The psychological effect of alcohol should not be underestimated for its ability affect a man’s sexual functioning. Men often have high levels of guilt associated with poor relationships with partners, an inability to perform in the bedroom and from not meeting expectations. Some men will medicate these feelings with more alcohol, which simply compounds the problems and leads to further feelings of inadequacy.
Women, Alcohol and Sex
Women’s sexual desires and experiences are known to be significantly impacted by alcohol. Many women state that they use alcohol to reduce their inhibitions, anxieties and fears about sex. If this continues regularly, a woman may become dependent on alcohol to initiate or even be involved in a sexual experience. Initially alcohol can help a woman to be at ease with their body, the body of someone else and relax and enjoy a sexual experience. They will have improved confidence and well-being which can mean positive sexual experiences. However, as alcoholism develops, its affect on the body, mind and sexual desires will become apparent. Sexual desire will diminish, ability to become aroused during sexual contact will be reduced and many women will find it difficult to reach orgasm. Some women will experience problems with becoming lubricated even when trying positions or behaviors that previously had worked.

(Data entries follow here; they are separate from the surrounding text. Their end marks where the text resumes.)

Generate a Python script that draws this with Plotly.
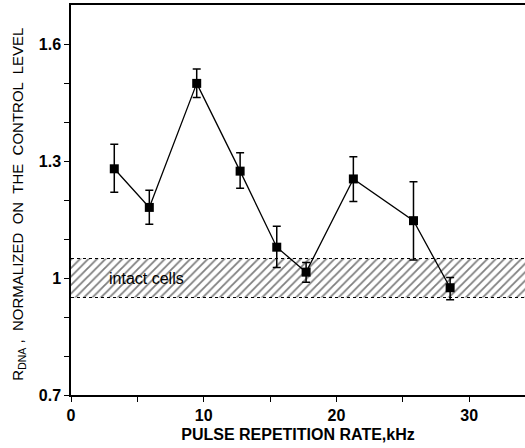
import plotly.graph_objects as go

# Data
freq_khz = [3.26, 5.90, 9.47, 12.74, 15.50, 17.71, 21.27, 25.80, 28.56]
r_dna = [1.280, 1.181, 1.499, 1.274, 1.079, 1.015, 1.254, 1.147, 0.975]
err_upper = [1.343, 1.225, 1.536, 1.321, 1.133, 1.040, 1.311, 1.247, 1.001]
err_lower = [1.220, 1.138, 1.463, 1.230, 1.027, 0.989, 1.196, 1.046, 0.944]

band_low = 0.95
band_high = 1.05
band_label = "intact cells"

x_range = [0, 34.2]
y_range = [0.7, 1.7]
x_ticks = [0, 10, 20, 30]
y_ticks = [0.7, 1.0, 1.3, 1.6]
y_ticklabels = ["0.7", "1", "1.3", "1.6"]

err_plus = [u - v for u, v in zip(err_upper, r_dna)]
err_minus = [v - l for v, l in zip(r_dna, err_lower)]

font_family = "Liberation Sans, Arial, sans-serif"

fig = go.Figure()

# hatched control band
fig.add_trace(go.Scatter(
    x=[x_range[0], x_range[1], x_range[1], x_range[0], x_range[0]],
    y=[band_low, band_low, band_high, band_high, band_low],
    fill="toself", mode="lines", line=dict(width=0),
    fillcolor="rgba(0,0,0,0)",
    fillpattern=dict(shape="/", fgcolor="black", bgcolor="white", size=6, solidity=0.3),
    hoverinfo="skip", showlegend=False))
for yb in (band_low, band_high):
    fig.add_trace(go.Scatter(
        x=x_range, y=[yb, yb], mode="lines",
        line=dict(color="black", width=1.2, dash="dot"),
        hoverinfo="skip", showlegend=False))

# data series
fig.add_trace(go.Scatter(
    x=freq_khz, y=r_dna, mode="lines+markers",
    line=dict(color="black", width=1.3),
    marker=dict(symbol="square", size=9, color="black"),
    error_y=dict(type="data", symmetric=False, array=err_plus, arrayminus=err_minus,
                 color="black", thickness=1.5, width=4),
    showlegend=False))

fig.add_annotation(x=2.7, y=1.0, xref="x", yref="y", text=band_label,
                   showarrow=False, xanchor="left", yanchor="middle",
                   font=dict(family=font_family, size=16, color="black"),
                   bgcolor="rgba(0,0,0,0)")

fig.add_annotation(x=-0.115, y=0.49, xref="paper", yref="paper",
                   text="R<sub>DNA</sub> ,  NORMALIZED  ON  THE  CONTROL  LEVEL",
                   textangle=-90, showarrow=False, xanchor="center", yanchor="middle",
                   font=dict(family=font_family, size=15, color="black"))

fig.update_layout(
    width=525, height=448,
    margin=dict(l=71, r=0, t=5, b=53),
    paper_bgcolor="white", plot_bgcolor="white",
    font=dict(family=font_family, color="black"),
)
fig.update_xaxes(
    range=x_range, tickvals=x_ticks, ticktext=[str(t) for t in x_ticks],
    minor=dict(tickvals=[5, 15, 25], ticks="outside", ticklen=5, tickcolor="black", tickwidth=1.3),
    ticks="outside", ticklen=5, tickwidth=1.3, tickcolor="black",
    showline=True, linecolor="black", linewidth=1.5, mirror=True,
    showgrid=False, zeroline=False,
    tickfont=dict(family=font_family, size=16, color="black", weight="bold"),
    title=dict(text="PULSE REPETITION RATE,kHz", standoff=6,
               font=dict(family=font_family, size=16, color="black", weight="bold")),
)
fig.update_yaxes(
    range=y_range, tickvals=y_ticks, ticktext=y_ticklabels,
    minor=dict(tickvals=[0.8, 0.9, 1.1, 1.2, 1.4, 1.5], ticks="outside", ticklen=5,
               tickcolor="black", tickwidth=1.3),
    ticks="outside", ticklen=5, tickwidth=1.3, tickcolor="black",
    showline=True, linecolor="black", linewidth=1.5,
    showgrid=False, zeroline=False,
    tickfont=dict(family=font_family, size=16, color="black", weight="bold"),
)

fig.write_html("out.html")
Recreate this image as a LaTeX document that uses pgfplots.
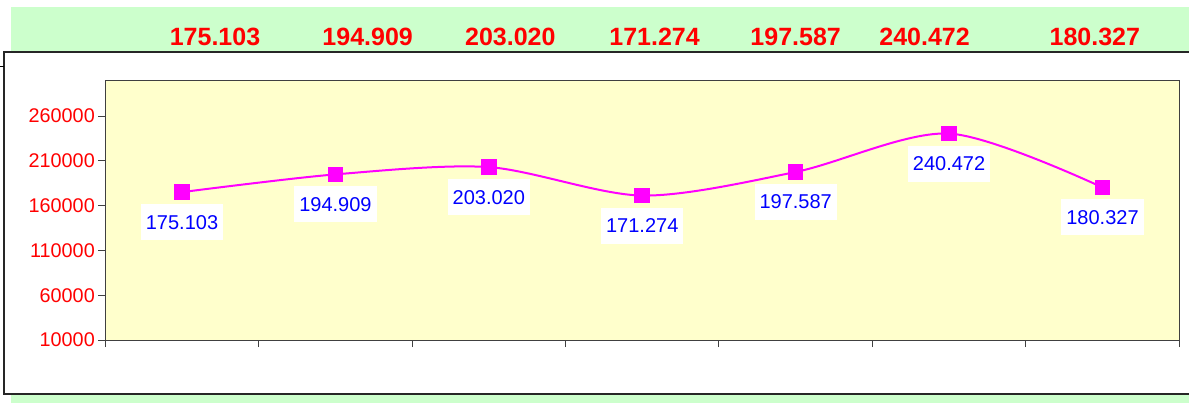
\documentclass[border=0pt]{standalone}
\usepackage{pgfplots}
\pgfplotsset{compat=1.18}
\usepackage{pgfplotstable}
\usepackage{fontspec}
\setmainfont{Liberation Sans}
\definecolor{bandgreen}{HTML}{CCFFCC}
\definecolor{plotyellow}{HTML}{FFFFCC}
\definecolor{mag}{HTML}{FF00FF}
\definecolor{axgray}{HTML}{404040}

\pgfplotstableread{
x y label
0 175103 175.103
1 194909 194.909
2 203020 203.020
3 171274 171.274
4 197587 197.587
5 240472 240.472
6 180327 180.327
}\datatable

\begin{document}
\begin{tikzpicture}
\useasboundingbox (0bp,0bp) rectangle (1189bp,403bp);
\fill[bandgreen] (11bp,351bp) rectangle (1195bp,395.5bp);
\fill[bandgreen] (11bp,-2bp) rectangle (1195bp,8bp);
\draw[line width=2bp, black!85] (4bp,9bp) rectangle (1200bp,350.5bp);
\draw[line width=1bp] (0bp,336bp) -- (4bp,336bp);
\begin{axis}[
  at={(105.3bp,63bp)}, anchor=south west, scale only axis,
  width=1074bp, height=259.3bp,
  xmin=-0.5, xmax=6.5, ymin=10000, ymax=299500,
  axis background/.style={fill=plotyellow},
  axis line style={axgray, line width=1bp},
  tick align=outside, major tick length=7bp,
  tick style={axgray, line width=1bp},
  xtick pos=left, ytick pos=left,
  xtick={-0.5,0.5,...,6.5}, xticklabels={},
  scaled y ticks=false,
  ytick={10000,60000,110000,160000,210000,260000},
  yticklabels={10000,60000,110000,160000,210000,260000},
  yticklabel style={text=red, font=\fontsize{19.8bp}{23bp}\selectfont},
  clip=false,
]
\addplot[mag, line width=2bp, smooth, tension=0.5,
  mark=square*, mark size=7.3bp, mark options={solid, fill=mag, draw=mag, line width=0pt},
  nodes near coords, point meta=explicit symbolic,
  nodes near coords style={anchor=center, yshift=-30bp, fill=white, text=blue,
    inner xsep=5bp, inner ysep=0pt, minimum height=36bp,
    font=\fontsize{20bp}{24bp}\selectfont}]
  table[x=x, y=y, meta=label] {\datatable};
\begin{scope}[every node/.style={text=red, font=\bfseries\fontsize{25bp}{30bp}\selectfont}]
\node at (axis cs:0.215,348000) {175.103};
\node at (axis cs:1.21,348000) {194.909};
\node at (axis cs:2.14,348000) {203.020};
\node at (axis cs:3.08,348000) {171.274};
\node at (axis cs:4.0,348000) {197.587};
\node at (axis cs:4.84,348000) {240.472};
\node at (axis cs:5.95,348000) {180.327};
\end{scope}
\end{axis}
\end{tikzpicture}
\end{document}
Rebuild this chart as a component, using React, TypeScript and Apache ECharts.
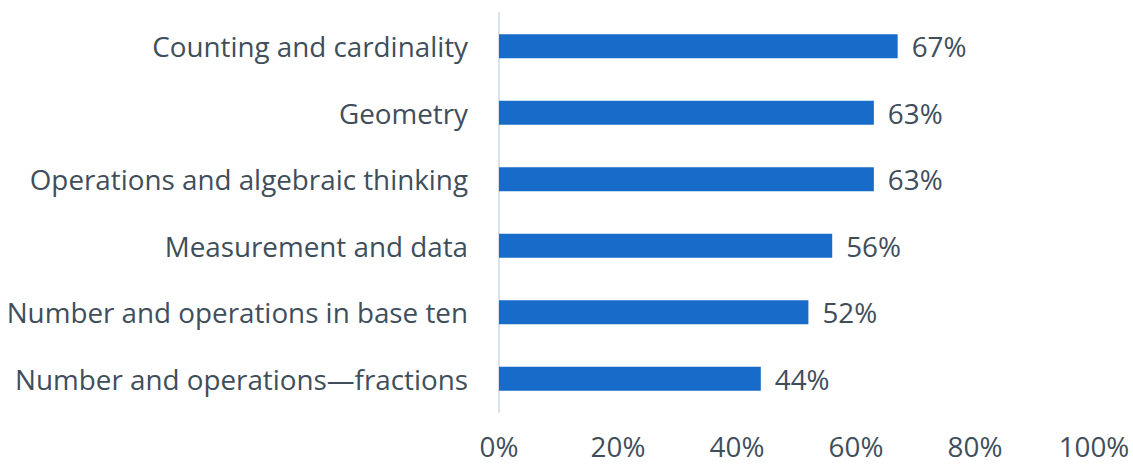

Women who are chronic alcoholics or at late stage of alcoholism will have major physiological and psychological problems that affect her sexual function. Problems with menstruation are common and due to the damage to the liver, she may be having hormonal changes that are affecting desire, arousal, sexuality and other sexual functions. Some women also experience physical changes to the vagina including, vaginal atrophy or ovarian atrophy. This can be irreversible.